Наконец, ворота тяжело и натужно раскрылись, и во двор, цокая копытами по мостовой и звеня снаряжением, въехала кавалькада всадников. Во главе её ехал мощный седобородый воин, блестя на заходящем солнце начищенным стальным панцирем.

Десяток остановился, предводитель тяжело, но ловко, спрыгнул с седла, и подошёл к встречающему его десятнику Буривому.

– Не нашёл? – хмуро спросил десятник?

Воины прошли вместе не одну брань, и вне строя не нуждались в демонстрации иерархии.

Коназ хмуро покачал головой, разрешающе махнул сидящему сзади в сёдлах десятку, и, передав снятую на ходу перевязь не глядя, кому попало, прошагал в хором.

Пятью минутами позже он уже сидел в трапезной, смачно уплетая гречневую кашу с бараниной. Остальные походники не отставали от предводителя.

А когда ночь окончательно опустилась на стоящий среди горных склонов одинокий хором, который, подобно замку́, перекрывал единственный в здешних местах путь на Русь, за что местные называли его на франкский манер за́мком, уставший за день коназ без стука вошёл в опочивальню дочери. Делал он это крайне редко и только тогда, когда был в расстроенных чувствах.

Дочь уже вплотную подобралась к возрасту невесты, в фигуре, лице и движениях осталось мало детского, так что отец, заботясь о её добром имени, крайне редко позволял себе подобную бестактность.

– Папа, ты чего? – удивлённо оторвалась от пялец конежна, вскидывая глубокие синие глаза на хмурого отца.

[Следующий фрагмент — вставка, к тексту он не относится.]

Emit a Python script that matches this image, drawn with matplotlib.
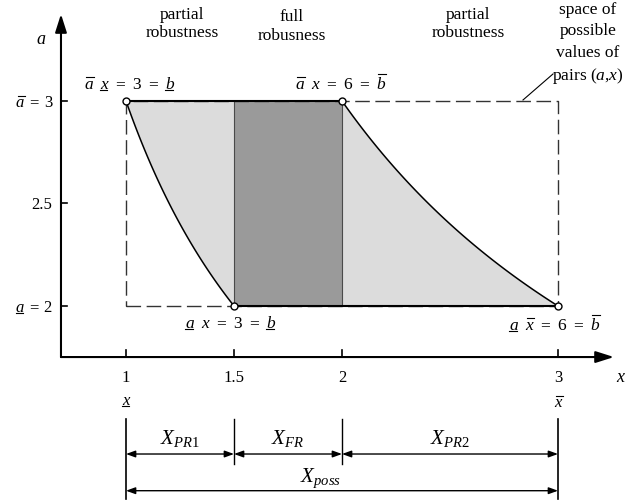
import numpy as np
import matplotlib

matplotlib.use("Agg")
import matplotlib.pyplot as plt
from matplotlib.lines import Line2D
from matplotlib.transforms import IdentityTransform

W, H = 632, 502

plt.rcParams.update({
    "font.family": "Liberation Serif",
    "mathtext.fontset": "custom",
    "mathtext.rm": "Liberation Serif",
    "mathtext.it": "Liberation Serif:italic",
    "mathtext.bf": "Liberation Serif:bold",
})

# interval bounds of x and a, and the products b = a*x
X_TICKS = [1, 1.5, 2, 3]
X_TICK_LABELS = ["1", "1.5", "2", "3"]
A_TICKS = [2, 2.5, 3]
X_LO, X_FR_LO, X_FR_HI, X_HI = 1, 1.5, 2, 3
A_LO, A_HI = 2, 3
B_LO, B_HI = 3, 6

LIGHT = "#dcdcdc"
DARK = "#9a9a9a"

fig = plt.figure(figsize=(W / 100, H / 100), dpi=100)
ax = fig.add_axes([0, 0, 1, 1])
ax.set_xlim(0.41667, 3.34259)
ax.set_ylim(1.04878, 3.49756)
ax.axis("off")

# axes origin (below/left of the plotted box)
X0, A0 = 0.699, 1.751


def italic_of(s, parts):
    return any(p[0] == s and p[1] for p in parts)


def rich(parts, x, y, size=12.5, ha="center", gap=0.42):
    """Lay out text pieces on one baseline; pieces may carry an over/underline."""
    r = fig.canvas.get_renderer()
    em = size * fig.dpi / 72
    items = []
    for s, italic, deco in parts:
        t = fig.text(0, 0, s, fontsize=size, fontstyle="italic" if italic else "normal",
                     transform=IdentityTransform(), va="baseline", ha="left")
        items.append((t, t.get_window_extent(r).width, s, deco))
    g = gap * em
    total = sum(w for _, w, _, _ in items) + g * (len(items) - 1)
    x0 = x - total / 2 if ha == "center" else x - total
    y0 = H - y
    for t, w, s, deco in items:
        t.set_position((x0, y0))
        if deco:
            if deco == "over":
                dy = (0.80 if s in "bdfhklt" else 0.62) * em
            else:
                dy = -0.13 * em
            sl = 0.12 * em if italic_of(s, parts) else 0
            fig.add_artist(Line2D([x0 + sl * (dy > 0), x0 + w + sl * (dy > 0) - 1],
                                  [y0 + dy] * 2, transform=IdentityTransform(),
                                  color="k", lw=0.8))
        x0 += w + g


# shaded regions
xl = np.linspace(X_LO, X_FR_LO, 60)
xr = np.linspace(X_FR_HI, X_HI, 60)
poly_x = np.concatenate([xl, [X_HI], xr[::-1], [X_LO]])
poly_a = np.concatenate([B_LO / xl, [A_LO], B_HI / xr[::-1], [A_HI]])
ax.fill(poly_x, poly_a, color=LIGHT, lw=0, zorder=1)
ax.fill([X_FR_LO, X_FR_HI, X_FR_HI, X_FR_LO], [A_LO, A_LO, A_HI, A_HI],
        color=DARK, lw=0, zorder=2)
for xv in (X_FR_LO, X_FR_HI):
    ax.plot([xv, xv], [A_LO, A_HI], color="#4a4a4a", lw=0.8, zorder=3)

# dashed box of possible (a, x) pairs
ax.plot([X_LO, X_HI, X_HI, X_LO, X_LO], [A_LO, A_LO, A_HI, A_HI, A_LO],
        color="#333333", lw=1.0, dashes=(10.5, 4), zorder=2)

# boundaries
ax.plot(xl, B_LO / xl, color="k", lw=1.1, zorder=4)
ax.plot(xr, B_HI / xr, color="k", lw=1.1, zorder=4)
ax.plot([X_LO, X_FR_HI], [A_HI, A_HI], color="k", lw=1.5, zorder=4)
ax.plot([X_FR_LO, X_HI], [A_LO, A_LO], color="k", lw=1.5, zorder=4)
ax.plot([X_LO, X_FR_HI, X_FR_LO, X_HI], [A_HI, A_HI, A_LO, A_LO], "o", ms=5,
        mfc="white", mec="k", mew=1.0, zorder=5)

# axes with arrow heads
head = dict(arrowstyle="-|>,head_length=1.1,head_width=0.35", mutation_scale=10,
            color="k", lw=1.5, shrinkA=0, shrinkB=0)
ax.annotate("", xy=(3.259, A0), xytext=(X0, A0), arrowprops=head)
ax.annotate("", xy=(X0, 3.424), xytext=(X0, A0), arrowprops=head)
for av in A_TICKS:
    ax.plot([X0, X0 + 0.028], [av, av], color="k", lw=1.2)
for xv in X_TICKS:
    ax.plot([xv, xv], [A0, A0 + 0.033], color="k", lw=1.2)

# tick labels
for xv, lab in zip(X_TICKS, X_TICK_LABELS):
    dx, _ = ax.transData.transform((xv, A0))
    fig.text(dx, H - 382, lab, fontsize=12, ha="center", va="baseline",
             transform=IdentityTransform())
fig.text(52, H - 209.5, "2.5", fontsize=12, ha="right", va="baseline",
         transform=IdentityTransform())
rich([("a", True, "over"), ("=", False, None), ("3", False, None)], 52, 107.5,
     size=12, ha="right", gap=0.3)
rich([("a", True, "under"), ("=", False, None), ("2", False, None)], 52, 312,
     size=12, ha="right", gap=0.3)
rich([("x", True, "under")], 126, 405, size=12)
rich([("x", True, "over")], 558, 407, size=12)
fig.text(41, H - 44, "a", fontsize=13, fontstyle="italic", ha="center",
         va="baseline", transform=IdentityTransform())
fig.text(620, H - 382, "x", fontsize=13, fontstyle="italic", ha="center",
         va="baseline", transform=IdentityTransform())

# corner equations
rich([("a", True, "over"), ("x", True, "under"), ("=", False, None),
      ("3", False, None), ("=", False, None), ("b", True, "under")], 129, 89)
rich([("a", True, "over"), ("x", True, None), ("=", False, None),
      ("6", False, None), ("=", False, None), ("b", True, "over")], 340, 89)
rich([("a", True, "under"), ("x", True, None), ("=", False, None),
      ("3", False, None), ("=", False, None), ("b", True, "under")], 230, 328)
rich([("a", True, "under"), ("x", True, "over"), ("=", False, None),
      ("6", False, None), ("=", False, None), ("b", True, "over")], 554, 330)

# region captions
for cx, lines, base in [(182, ["partial", "robustness"], (19, 37)),
                        (292, ["full", "robusness"], (21, 40)),
                        (468, ["partial", "robustness"], (19, 37))]:
    for s, b in zip(lines, base):
        fig.text(cx, H - b, s, fontsize=12.5, ha="center", va="baseline",
                 transform=IdentityTransform())
for s, b in zip(["space of", "possible", "values of", r"pairs ($a$,$x$)"],
                (14, 35, 57, 80)):
    fig.text(588, H - b, s, fontsize=12.5, ha="center", va="baseline",
             transform=IdentityTransform())
ax.plot([2.838, 2.977], [3.005, 3.132], color="k", lw=0.8)

# interval dimensions along x
A_TOP, A_MID, A_BOT = 1.449, 1.229, 1.0585
A_ROW1, A_ROW2 = 1.278, 1.099
for xv in (X_LO, X_HI):
    ax.plot([xv, xv], [A_TOP, A_BOT], color="k", lw=1.2)
for xv in (X_FR_LO, X_FR_HI):
    ax.plot([xv, xv], [A_TOP, A_MID], color="k", lw=1.0)
dim = dict(arrowstyle="<|-|>,head_length=0.55,head_width=0.2", mutation_scale=10,
           color="k", lw=1.0, shrinkA=0, shrinkB=0)
for x1, x2 in [(X_LO, X_FR_LO), (X_FR_LO, X_FR_HI), (X_FR_HI, X_HI)]:
    ax.annotate("", xy=(x2, A_ROW1), xytext=(x1, A_ROW1), arrowprops=dim)
ax.annotate("", xy=(X_HI, A_ROW2), xytext=(X_LO, A_ROW2), arrowprops=dim)
for xc, lab in [((X_LO + X_FR_LO) / 2, r"$X_{PR1}$"),
                ((X_FR_LO + X_FR_HI) / 2, r"$X_{FR}$"),
                ((X_FR_HI + X_HI) / 2, r"$X_{PR2}$")]:
    ax.text(xc, 2 - (444 - 307) / 205, lab, fontsize=15, ha="center", va="baseline")
fig.text(320, H - 482, r"$X_{poss}$", fontsize=15, ha="center", va="baseline",
         transform=IdentityTransform())

fig.savefig("out.png", dpi=100)
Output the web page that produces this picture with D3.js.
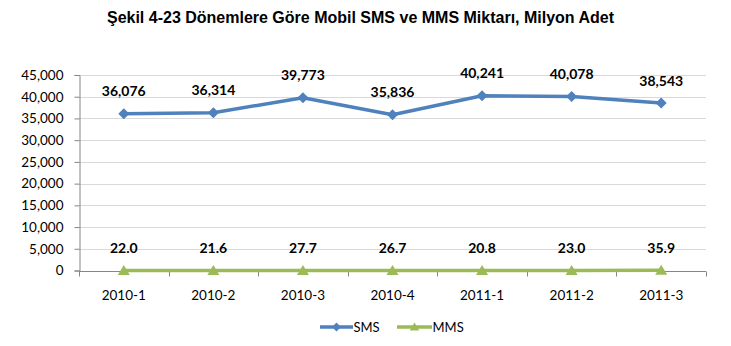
<!DOCTYPE html>
<html>
<head>
<meta charset="utf-8">
<script src="https://cdn.jsdelivr.net/npm/d3@7"></script>
<style>
  html, body { margin: 0; padding: 0; background: #fff; }
  svg { display: block; }
</style>
</head>
<body>
<svg id="chart" width="731" height="346"></svg>
<script>
// Periods and series (million messages)
const periods = ["2010-1", "2010-2", "2010-3", "2010-4", "2011-1", "2011-2", "2011-3"];
const smsValues = [36076, 36314, 39773, 35836, 40241, 40078, 38543];
const mmsValues = [22.0, 21.6, 27.7, 26.7, 20.8, 23.0, 35.9];
const yTicks = [0, 5000, 10000, 15000, 20000, 25000, 30000, 35000, 40000, 45000];
const titleText = "Şekil 4-23 Dönemlere Göre Mobil SMS ve MMS Miktarı, Milyon Adet";

const series = [
  { name: "SMS", values: smsValues, color: "#4F81BD", marker: "diamond", fmt: d3.format(",.0f") },
  { name: "MMS", values: mmsValues, color: "#9BBB59", marker: "triangle", fmt: d3.format(".1f") }
];

const svg = d3.select("#chart");
const plotLeft = 79, plotRight = 706, plotTop = 75, plotBottom = 270.5;
const labelFont = "Lato, 'Open Sans', sans-serif";

const x = d3.scaleBand().domain(periods).range([plotLeft, plotRight]);
const y = d3.scaleLinear().domain([0, 45000]).range([plotBottom, plotTop]);

// Title
svg.append("text")
  .attr("x", 360.5).attr("y", 22.5)
  .attr("text-anchor", "middle")
  .style("font-family", "'Liberation Sans', Arial, sans-serif")
  .style("font-weight", "bold").style("font-size", "16px")
  .text(titleText);

// Gridlines
svg.append("g")
  .selectAll("line").data(yTicks.filter(d => d > 0)).join("line")
  .attr("x1", plotLeft).attr("x2", plotRight)
  .attr("y1", d => Math.round(y(d)) + 0.5).attr("y2", d => Math.round(y(d)) + 0.5)
  .attr("stroke", "#d9d9d9").attr("stroke-width", 1);

// Y axis
const yAxis = svg.append("g")
  .attr("transform", `translate(${plotLeft + 0.5},0)`)
  .call(d3.axisLeft(y).tickValues(yTicks).tickFormat(d3.format(",")).tickSize(5).tickPadding(11));
yAxis.select(".domain").attr("stroke", "#868686");
yAxis.selectAll(".tick line").attr("stroke", "#868686");
yAxis.selectAll(".tick text")
  .style("font-family", labelFont).style("font-size", "13.5px").attr("fill", "#000");

// X axis with ticks at category boundaries
const xAxisG = svg.append("g").attr("transform", `translate(0,${Math.round(plotBottom) + 0.5})`);
xAxisG.call(d3.axisBottom(x).tickSize(0).tickPadding(19));
xAxisG.select(".domain").remove();
xAxisG.selectAll(".tick text")
  .style("font-family", labelFont).style("font-size", "13.5px").attr("fill", "#000");
xAxisG.append("line").attr("x1", plotLeft).attr("x2", plotRight).attr("stroke", "#868686");
const bounds = periods.map(p => x(p)).concat([x(periods[periods.length - 1]) + x.bandwidth()]);
xAxisG.selectAll(".bound").data(bounds).join("line").attr("class", "bound")
  .attr("x1", d => Math.round(d) + 0.5).attr("x2", d => Math.round(d) + 0.5)
  .attr("y1", 0).attr("y2", 5).attr("stroke", "#868686");

const cx = p => x(p) + x.bandwidth() / 2;
function markerPath(type) {
  if (type === "diamond") return "M0,-5.5L5.5,0L0,5.5L-5.5,0Z";
  return "M0,-5.5L6,4.5L-6,4.5Z";
}

// Lines, markers and value labels
series.forEach(s => {
  const pts = periods.map((p, i) => ({ p, v: s.values[i] }));
  svg.append("path").datum(pts)
    .attr("fill", "none").attr("stroke", s.color).attr("stroke-width", 3.5)
    .attr("stroke-linejoin", "round")
    .attr("d", d3.line().x(d => cx(d.p)).y(d => y(d.v)));
  svg.append("g").selectAll("path").data(pts).join("path")
    .attr("transform", d => `translate(${cx(d.p)},${y(d.v)})`)
    .attr("d", markerPath(s.marker)).attr("fill", s.color);
  svg.append("g").selectAll("text").data(pts).join("text")
    .attr("x", d => cx(d.p)).attr("y", d => y(d.v) - 17.5)
    .attr("text-anchor", "middle")
    .style("font-family", labelFont).style("font-weight", "bold").style("font-size", "14px")
    .text(d => s.fmt(d.v));
});

// Legend
const legend = [
  { s: series[0], x1: 320, x2: 353 },
  { s: series[1], x1: 397, x2: 432 }
];
const lg = svg.append("g");
legend.forEach(l => {
  const ly = 327;
  lg.append("line").attr("x1", l.x1).attr("x2", l.x2).attr("y1", ly).attr("y2", ly)
    .attr("stroke", l.s.color).attr("stroke-width", 3.5);
  lg.append("path").attr("transform", `translate(${(l.x1 + l.x2) / 2},${ly}) scale(0.8)`)
    .attr("d", markerPath(l.s.marker)).attr("fill", l.s.color);
  lg.append("text").attr("x", l.x2 + 0.5).attr("y", ly + 4.5)
    .style("font-family", labelFont).style("font-size", "13px").attr("fill", "#000")
    .text(l.s.name);
});
</script>
</body>
</html>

– Беляна! – отец попытался начать речь грозно, но выдал себя сразу же, обратившись к дочери домашним именем.

По записной сказке конежну звали Мирослава. Но среди домашних чаще использовалось младенческое прозвище.

– Беляна, – повторил коназ, убедившись, что дочь отложила рукоделие и смотрит на него достаточно внимательно. – Ты зачем снова таскаешься в лог с Ванькой-скрытником? А ежели лихие люди нападут? Хочешь, чтобы я и тебя потерял?

При этих словах лицо старого воина болезненно сморщилось и потемнело. Мирослава резво подорвалась со своего места и быстро обняла отца.

– Папочка, ну что ты? Мы же не в дикие земли ездим, а на Русь. Что там случиться может? Да и защитник из Вана отменный. И потом, – девушка хитро сощурила глаза, хотя было видно, что настроение у неё самой не очень. – ты же сам отрядил двоих воев за нами следить. Случись что, уж, поди, вытащили бы меня из передряги. А Ван, он знаешь, как драться умеет? Ты не гляди, что мал да хил. В его скрытной стороне все таковы, а дерутся так, что и нашим не одолеть.

– И ты у него, значит, учиться возжелала? – не столько вопросительно, сколько утвердительно сказал батюшка.

– Да, – в голосе Беляны звучала непривычная отцу сталь. – Не хочу, чтобы и меня тоже…

Девушка бросилась на кровать, и вскоре до коназа долетели заглушённые периной рыдания. Он поскрёб грубой пятернёй коротко стриженный затылок, ещё пару секунд посмотрел на плачущую дочь и тихонько вышел из горницы, аккуратно затворив за собой дверь.

В дружинную спустился уже не недоуменный отец, а грозный предводитель воинов. Он жестом подозвал к себе сидящего на кровати, скрестив ноги непривычно для русских, Вана, которого все в хороме называли попросту Ваня. Тот легко, не наклонившись, встал, подошёл к Владигору и чуть заметно поклонился.

– Конежна бает, ты заморскому бою учён? – безо всякого приветствия спросил коназ.

– Учён, батюшка. Я же из императорской службы, нас много, чему учили.

Житель Скрытой Стороны, или по-старому, Ки-Тая, говорил по-русски почти без акцента. Только «ч» и «ж» его больше походили на «с».